Sabemos que José Pablo Feimann tiene una privilegiada sensibilidad social. Cada domingo lo demuestra en un artículo servil. Esta vez nos confirma lo que sospechábamos: "Hay cosas a las que uno no se acostumbra; otros tampoco, pero muchos sí. Lo grave es cuando los que se "acostumbran" a lo "repugnante" son mayoría, una mayoría apática (...) Han decidido no ver el horror y han triunfado." Más adelante, Feinmann, al momento de posicionarse, no elude el compromiso: "Es así: hay gente que no puede evitar ver la miseria. Hay gente que no puede ser feliz entre hambrientos y carenciados. Entre mendigos. Hay gente que no puede ser feliz en una sociedad de desdichados." Ergo, para Feinmann la felicidad personal es importante. Es un valor que la pobreza generalizada, en su caso, irrealiza cada día en sus caminatas por Barrio Norte. Por eso -y no por razones éticas- aconseja combatir el hambre: para que pobres un poco menos pobres, pero pobres al fin y al cabo, dejen vivir sin culpas a la clase media.

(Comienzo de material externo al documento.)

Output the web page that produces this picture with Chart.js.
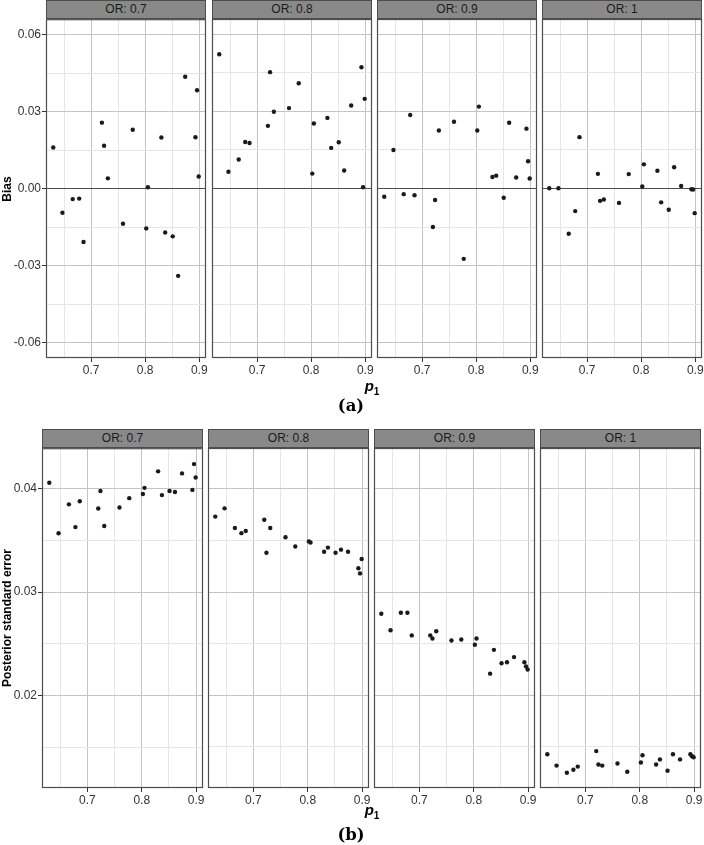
<!DOCTYPE html>
<html>
<head>
<meta charset="utf-8">
<script src="https://cdn.jsdelivr.net/npm/chart.js@4.4.1/dist/chart.umd.min.js"></script>
<style>
  body { margin: 0; background: #fff; }
  #wrap { position: relative; width: 704px; height: 845px; overflow: hidden; font-family: "Liberation Sans", Arial, sans-serif; }
  #wrap canvas { position: absolute; }
  .strip { position: absolute; height: 19px; background: #898989; border: 1px solid #4d4d4d; box-sizing: border-box;
           color: #1a1a1a; font-size: 12px; line-height: 17px; text-align: center; }
  .ytitle { position: absolute; font-weight: bold; font-size: 12px; color: #000; white-space: nowrap;
            transform: translate(-50%, -50%) rotate(-90deg); }
  .xtitle { position: absolute; font-weight: bold; font-style: italic; font-size: 15px; color: #000; transform: translateX(-50%); }
  .xtitle sub { font-size: 10px; font-style: normal; }
  .tag { position: absolute; font-family: "DejaVu Serif", "Liberation Serif", serif; font-weight: bold; font-size: 16.5px; color: #000; transform: translate(-50%, -50%); }
</style>
</head>
<body>
<div id="wrap"></div>
<script>
// p1 values shared by every facet
const p1 = [0.630, 0.647, 0.666, 0.678, 0.686, 0.720, 0.724, 0.731, 0.759, 0.777,
            0.802, 0.805, 0.830, 0.837, 0.851, 0.861, 0.874, 0.893, 0.896, 0.899];
const orLabels = ['OR: 0.7', 'OR: 0.8', 'OR: 0.9', 'OR: 1'];

// panel (a): bias
const bias07 = [0.0160, -0.0094, -0.0041, -0.0039, -0.0208, 0.0257, 0.0167, 0.0040, -0.0137, 0.0229,
                -0.0155, 0.0005, 0.0199, -0.0171, -0.0186, -0.0340, 0.0436, 0.0200, 0.0383, 0.0047];
const bias08 = [0.0523, 0.0065, 0.0113, 0.0181, 0.0177, 0.0244, 0.0453, 0.0299, 0.0313, 0.0410,
                0.0058, 0.0253, 0.0275, 0.0158, 0.0180, 0.0070, 0.0323, 0.0472, 0.0005, 0.0349];
const bias09 = [-0.0032, 0.0150, -0.0022, 0.0286, -0.0026, -0.0150, -0.0045, 0.0226, 0.0260, -0.0274,
                0.0226, 0.0319, 0.0045, 0.0050, -0.0036, 0.0256, 0.0043, 0.0233, 0.0106, 0.0039];
const bias10 = [0.0001, 0.0001, -0.0176, -0.0088, 0.0200, 0.0057, -0.0048, -0.0043, -0.0056, 0.0056,
                0.0008, 0.0094, 0.0069, -0.0054, -0.0083, 0.0083, 0.0010, -0.0003, -0.0004, -0.0096];

// panel (b): posterior standard error
const se07 = [0.0406, 0.0357, 0.0385, 0.0363, 0.0388, 0.0381, 0.0398, 0.0364, 0.0382, 0.0391,
              0.0395, 0.0401, 0.0417, 0.0394, 0.0398, 0.0397, 0.0415, 0.0399, 0.0424, 0.0411];
const se08 = [0.0373, 0.0381, 0.0362, 0.0357, 0.0359, 0.0370, 0.0338, 0.0362, 0.0353, 0.0344,
              0.0349, 0.0348, 0.0339, 0.0343, 0.0338, 0.0341, 0.0339, 0.0323, 0.0318, 0.0332];
const se09 = [0.0279, 0.0263, 0.0280, 0.0280, 0.0258, 0.0258, 0.0255, 0.0262, 0.0253, 0.0254,
              0.0249, 0.0255, 0.0221, 0.0244, 0.0231, 0.0232, 0.0237, 0.0232, 0.0228, 0.0225];
const se10 = [0.0143, 0.0132, 0.0125, 0.0128, 0.0131, 0.0146, 0.0133, 0.0132, 0.0134, 0.0126,
              0.0135, 0.0142, 0.0133, 0.0138, 0.0127, 0.0143, 0.0138, 0.0143, 0.0141, 0.0140];

const p1Ticks = [0.7, 0.8, 0.9];
const p1Minor = [0.65, 0.75, 0.85];
const biasTicks = [-0.06, -0.03, 0, 0.03, 0.06];
const biasMinor = [-0.045, -0.015, 0.015, 0.045];
const seTicks = [0.02, 0.03, 0.04];
const seMinor = [0.015, 0.025, 0.035];

Chart.defaults.font.family = '"Liberation Sans", Arial, sans-serif';

const wrap = document.getElementById('wrap');

const frame = {
  id: 'frame',
  afterDraw(chart) {
    const a = chart.chartArea, c = chart.ctx;
    c.save();
    c.strokeStyle = '#4d4d4d';
    c.lineWidth = 1.2;
    c.strokeRect(a.left + 0.5, a.top + 0.5, a.right - a.left - 1, a.bottom - a.top - 1);
    c.restore();
  }
};

function tickList(major, minor) {
  return minor.map(v => ({ value: v, minor: true })).concat(major.map(v => ({ value: v, minor: false })));
}

function gridColor(ctx) {
  if (!ctx.tick) return 'rgba(0,0,0,0)';
  if (ctx.tick.value === 0 && ctx.scale.axis === 'y') return '#4d4d4d';
  return ctx.tick.minor ? '#e6e6e6' : '#c4c4c4';
}

function addFacet(panel, i, values) {
  const left = panel.lefts[i], w = panel.width;
  const padTop = 8, padRight = 12, xH = 24;
  const first = i === 0;
  const cv = document.createElement('canvas');
  const cw = panel.yw + w + padRight, ch = padTop + (panel.bottom - panel.top) + xH;
  cv.width = cw; cv.height = ch;
  cv.style.left = (left - panel.yw) + 'px';
  cv.style.top = (panel.top - padTop) + 'px';
  wrap.appendChild(cv);

  const strip = document.createElement('div');
  strip.className = 'strip';
  strip.style.left = left + 'px';
  strip.style.width = w + 'px';
  strip.style.top = (panel.top - 19) + 'px';
  strip.textContent = orLabels[i];
  wrap.appendChild(strip);

  new Chart(cv, {
    type: 'scatter',
    data: {
      datasets: [{
        data: p1.map((x, k) => ({ x: x, y: values[k] })),
        backgroundColor: '#1a1a1a',
        borderWidth: 0,
        pointRadius: 2.2
      }]
    },
    options: {
      responsive: false,
      animation: false,
      devicePixelRatio: 1,
      layout: { padding: { top: padTop, right: padRight, left: 0, bottom: 0 } },
      plugins: { legend: { display: false }, tooltip: { enabled: false } },
      scales: {
        x: {
          type: 'linear',
          min: 0.6166, max: 0.9125,
          afterBuildTicks: s => { s.ticks = tickList(p1Ticks, p1Minor); },
          afterFit: s => { s.height = xH; },
          border: { display: false },
          grid: {
            color: gridColor,
            tickColor: ctx => (ctx.tick && !ctx.tick.minor) ? '#333' : 'rgba(0,0,0,0)',
            tickLength: 4,
            lineWidth: 1
          },
          ticks: {
            autoSkip: false, maxRotation: 0, padding: 1,
            color: '#333', font: { size: 12 },
            callback: (v, k, t) => t[k].minor ? '' : v.toFixed(1)
          }
        },
        y: {
          type: 'linear',
          min: panel.ymin, max: panel.ymax,
          afterBuildTicks: s => { s.ticks = tickList(panel.ticks, panel.minor); },
          afterFit: s => { s.width = panel.yw; },
          border: { display: false },
          grid: {
            color: gridColor,
            tickColor: ctx => (first && ctx.tick && !ctx.tick.minor) ? '#333' : 'rgba(0,0,0,0)',
            tickLength: 4,
            lineWidth: 1
          },
          ticks: {
            display: first, autoSkip: false, padding: 1,
            color: '#333', font: { size: 12 },
            callback: (v, k, t) => t[k].minor ? '' : v.toFixed(2)
          }
        }
      }
    },
    plugins: [frame]
  });
}

const panelA = { top: 19, bottom: 358, lefts: [46, 212, 377, 542], width: 160, yw: 46,
                 ymin: -0.066, ymax: 0.066, ticks: biasTicks, minor: biasMinor };
const panelB = { top: 448, bottom: 788, lefts: [42, 208, 374, 540], width: 161, yw: 42,
                 ymin: 0.01103, ymax: 0.04394, ticks: seTicks, minor: seMinor };

[bias07, bias08, bias09, bias10].forEach((v, i) => addFacet(panelA, i, v));
[se07, se08, se09, se10].forEach((v, i) => addFacet(panelB, i, v));

function addText(cls, html, x, y) {
  const d = document.createElement('div');
  d.className = cls;
  d.innerHTML = html;
  d.style.left = x + 'px';
  d.style.top = y + 'px';
  wrap.appendChild(d);
}
addText('ytitle', 'Bias', 7, 189);
addText('ytitle', 'Posterior standard error', 7, 618);
addText('xtitle', '<i>p</i><sub>1</sub>', 372, 377);
addText('xtitle', '<i>p</i><sub>1</sub>', 372, 801);
addText('tag', '(a)', 351, 405);
addText('tag', '(b)', 351, 834);
</script>
</body>
</html>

Como una prueba más de hipocresía, este discípulo de Asis se propone clarividente y ubica la cuestión Urgente en Argentina: redistribuir el capital. El modo más eficiente: la demagogia. "K lleva una gestión exitosa. Su ministro Lavagna le entrega números primorosos. Se discute la deuda con firmeza. Hay plata. El Estado tiene plata. Hay superávit. (...)Propongamos la demagogia. (...) Presidente K, si usted tiene un superávit de 1600 millones de dólares haga populismo. Si hoy se puede cambiar algo y si ese algo es comida y proteínas cambie, por favor. Nuestros hambrientos tienen hambre; nuestros pibes tan pocas proteínas; nos resulta tan intolerable vivir en medio de esta desigualdad... que aceptaremos lo que venga. Aunque venga en nombre de la demagogia."
No hace falta aclarar a dónde nos ha conducido la institución de la demagogia. Feinmann argumenta desde un lugar común: ese cómodo lugar -subsidiario magro del sentido común- desde el que cualquier político impulsa la apariencia de su candidatura. La hipocresía, la capacidad de apropiarse del dicho popular y darle un tono que incluya al oyente o al lector en el círculo mágico de quien lo enuncia, es la condición del ser político actual. Feimann la tiene. Es un hombre de apariencias. Vive de transacciones discursivas: cuando muestra oculta, y viceversa. Sólo quiere que lo dejen ser feliz: como para Menem, la demagogia es un atajo para que los pobres no estorben en su afelpada conciencia política.